Gültekin, raporun altında bir CHP milletvekilinin imzasının bulunmasına ilişkin “NATO, İran'ın bölge için tehdit olduğunu, İran'la ilgili politikalarda İsrail'in safında bulunmak gerektiğini, Malatya’da bulunan Kürecik radar üssünün NATO'ya kullandırılmasının çok önemli olduğunu, NATO'nun Irak'ta çok önemli işlevler gördüğünü ve kalıcılığının ve sayısının artırılması gerektiğini, İran'ın terbiye edilmesi gerektiğini uzun uzun anlatan bir rapor hazırlıyor. Altında da CHP’li bir vekilin imzası var. Bu, sadece kişisel değil, kurumsal bir sorumluluk doğurur” ifadelerini kullandı.
"NATO KARARLARI ÖNCEKİ BELGELER VE UZMANLAR EŞLİĞİNDE HAZIRLANAN KOLEKTİF BİR ÇALIŞMAYI TEMSİL EDER"
Çakırözer, raporun konusu ve içeriğininse önceki raportörce belirlendiğini belirtip "NATO Parlamenter Asamblesinde raporlar, raportörün şahsi, partisel veya ulusal görüşlerini değil; Asamblenin Sekretaryası tarafından NATO kararları, önceki belgeler ve uzmanlar eşliğinde hazırlanan kolektif bir çalışmayı temsil eder. Bu bağlamda söz konusu rapor, NATO’nun 2022 Stratejik Konsepti ile 2023 Vilnius ve 2024 Washington Zirveleri kararları doğrultusunda ele alınmıştır. Ancak raporun içeriği, ülkemizin mevcut hükümetlerinin dış politikasıyla yakından uyumlansa dahi ne temsil ettiğim Meclis ve ülkemizin kurumsal belirlenmiş iradesi ile bir bağ kurmak sağlıksızdır. Son olarak, bir kez daha vurgulamak isterim ki; bu rapor benim, partim CHP’nin, farklı partilerden oluşan TBMM NATO Parlamenterler heyetimizin ya da ülkemizin şahsi raporu değildir. NATO Parlamenter Asamblesinin kolektif dokümanıdır" dedi.

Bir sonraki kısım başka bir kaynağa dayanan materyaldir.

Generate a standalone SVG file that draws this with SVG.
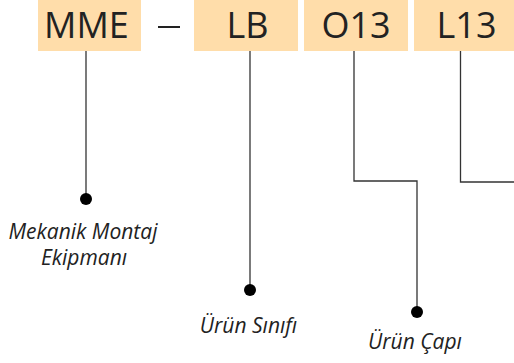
<svg xmlns="http://www.w3.org/2000/svg" width="514" height="363" viewBox="0 0 514 363">
<style>
.box{fill:#FFDDAA}
.code{font-family:"Open Sans",Calibri,sans-serif;font-size:36px;fill:#222;text-anchor:middle}
.lbl{font-family:"Open Sans",Calibri,sans-serif;font-size:21px;font-style:italic;fill:#222;text-anchor:middle}
.ln{fill:none;stroke:#333;stroke-width:1.3}
.dot{fill:#000}
</style>
<rect width="514" height="363" fill="#fff"/>
<g id="n-mme"><rect class="box" x="38" y="0" width="103" height="51"/><text class="code" x="86.5" y="38">MME</text></g>
<g id="n-dash"><rect x="158" y="26" width="22" height="2" fill="#222"/></g>
<g id="n-lb"><rect class="box" x="194" y="0" width="104" height="51"/><text class="code" x="247.5" y="38">LB</text></g>
<g id="n-o13"><rect class="box" x="304" y="0" width="104" height="51"/><text class="code" x="356" y="38">O13</text></g>
<g id="n-l13"><rect class="box" x="414" y="0" width="100" height="51"/><text class="code" x="466.5" y="38">L13</text></g>
<g id="connectors">
<polyline class="ln" points="86,51 86,199"/>
<polyline class="ln" points="250,51 250,290"/>
<polyline class="ln" points="354,51 354,181 417,181 417,312"/>
<polyline class="ln" points="460.5,51 460.5,182 514,182"/>
<circle class="dot" cx="86" cy="199" r="6"/>
<circle class="dot" cx="250" cy="290" r="6"/>
<circle class="dot" cx="417" cy="312" r="6"/>
</g>
<g id="l-mme"><text class="lbl" x="83" y="239">Mekanik Montaj</text><text class="lbl" x="84" y="265">Ekipmanı</text></g>
<g id="l-lb"><text class="lbl" x="248.5" y="333">Ürün Sınıfı</text></g>
<g id="l-o13"><text class="lbl" x="415" y="349">Ürün Çapı</text></g>
</svg>
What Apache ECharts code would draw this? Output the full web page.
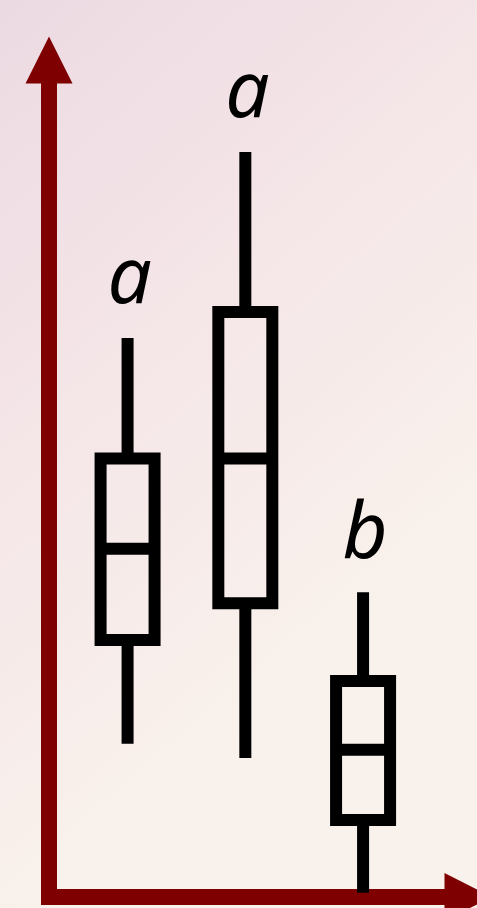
<!DOCTYPE html>
<html>
<head>
<meta charset="utf-8">
<script src="https://cdn.jsdelivr.net/npm/echarts@6/dist/echarts.min.js"></script>
<style>
html,body{margin:0;padding:0;}
#main{width:477px;height:908px;}
</style>
</head>
<body>
<div id="main"></div>
<script>
// 数据
var categories = ['1', '2', '3'];
var minVals = [18.3, 16.6, 0.5];
var q1Vals = [30.7, 35.1, 9.2];
var medianVals = [41.6, 52.4, 17.6];
var q3Vals = [52.4, 69.9, 25.8];
var maxVals = [66.8, 89.0, 36.4];
var letters = ['a', 'a', 'b'];

var axisColor = '#7f0000';
var boxData = categories.map(function (c, i) {
	return [i, minVals[i], q1Vals[i], medianVals[i], q3Vals[i], maxVals[i]];
});

var chart = echarts.init(document.getElementById('main'));

function renderBox(params, api) {
	var i = api.value(0);
	var pMin = api.coord([i, api.value(1)]);
	var pQ1 = api.coord([i, api.value(2)]);
	var pMed = api.coord([i, api.value(3)]);
	var pQ3 = api.coord([i, api.value(4)]);
	var pMax = api.coord([i, api.value(5)]);
	var cx = pMed[0];
	var w = 54;
	var st = { stroke: '#000', lineWidth: 12, fill: 'none' };
	return {
		type: 'group',
		children: [{
			type: 'line',
			shape: { x1: cx, y1: pQ3[1], x2: cx, y2: pMax[1] },
			style: st
		}, {
			type: 'line',
			shape: { x1: cx, y1: pQ1[1], x2: cx, y2: pMin[1] },
			style: st
		}, {
			type: 'rect',
			shape: { x: cx - w / 2, y: pQ3[1], width: w, height: pQ1[1] - pQ3[1] },
			style: st
		}, {
			type: 'line',
			shape: { x1: cx - w / 2, y1: pMed[1], x2: cx + w / 2, y2: pMed[1] },
			style: st
		}, {
			type: 'text',
			x: cx + 2,
			y: pMax[1] - 57,
			style: {
				text: letters[params.dataIndex],
				fill: '#000',
				font: 'italic 78px "Noto Sans"',
				align: 'center',
				verticalAlign: 'middle'
			}
		}]
	};
}

var option = {
	backgroundColor: new echarts.graphic.LinearGradient(0, 0, 1, 0.6, [
		{ offset: 0, color: '#ecdae2' },
		{ offset: 0.5, color: '#f5e6e8' },
		{ offset: 1, color: '#f9f2ec' }
	]),
	grid: [
		{ left: 49, right: 9, top: 60, bottom: 11 },
		{ left: 68.7, width: 353.25, top: 60, bottom: 11 }
	],
	xAxis: [{
		gridIndex: 0,
		type: 'value',
		min: 0,
		max: 1,
		axisLine: {
			show: true,
			onZero: false,
			symbol: ['none', 'triangle'],
			symbolSize: [48, 47],
			lineStyle: { color: axisColor, width: 16, cap: 'square' }
		},
		axisTick: { show: false },
		axisLabel: { show: false },
		splitLine: { show: false }
	}, {
		gridIndex: 1,
		type: 'category',
		data: categories,
		show: false
	}],
	yAxis: [{
		gridIndex: 0,
		type: 'value',
		min: 0,
		max: 100,
		axisLine: {
			show: true,
			onZero: false,
			symbol: ['none', 'triangle'],
			symbolSize: [47, 47],
			lineStyle: { color: axisColor, width: 16, cap: 'square' }
		},
		axisTick: { show: false },
		axisLabel: { show: false },
		splitLine: { show: false }
	}, {
		gridIndex: 1,
		type: 'value',
		min: 0,
		max: 100,
		show: false
	}],
	series: [{
		type: 'custom',
		xAxisIndex: 1,
		yAxisIndex: 1,
		renderItem: renderBox,
		data: boxData,
		silent: true
	}]
};
chart.setOption(option);
</script>
</body>
</html>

"ŞİMDİ İRAN MESELESİNDE NASIL BİR ROL YÜKLEYECEKLER ONU HENÜZ BİLMİYORUZ"
Gültekin, Türkiye’nin dış politikada bağımsız bir çizgi izlemek yerine, Amerika ve İsrail eksenine kaymasının ülke çıkarları açısından büyük riskler taşıdığını ifade ederek “Türkiye eğer İsrail'in politikalarına bir şekilde İsrail olmasa bile Amerika olacaktır orada Türkiye gibi ülkeler zorda kalmasın diye Amerika müttefik olarak muhtemelen ben savaşıyorum diyecek ve destek verin diyecek. Türkiye, bu işlerin bir parçasına dönerse sıranın kendisine geldiğini bilmelidir. Suriye'de Amerika Türkiye'nin eliyle Suriye'yi dağıttırdı. Tamamen orada Türkiye'yi kullanarak Suriye'yi paramparça ettirdiler. Şimdi İran meselesinde nasıl bir rol yükleyecekler onu henüz bilmiyoruz ama Türkiye'de zerre kadar akıl varsa asla bu işlerin bir parçasına dönüşmemeli. Peki direnebilecekler mi? Bu ekonomiyle zor. Yani Trump dönüp de Türkiye'ye “Sen neyine güveniyorsun da hayır diyorsun” dediklerinde hayır diyebilecek Türkiye'nin takati yok.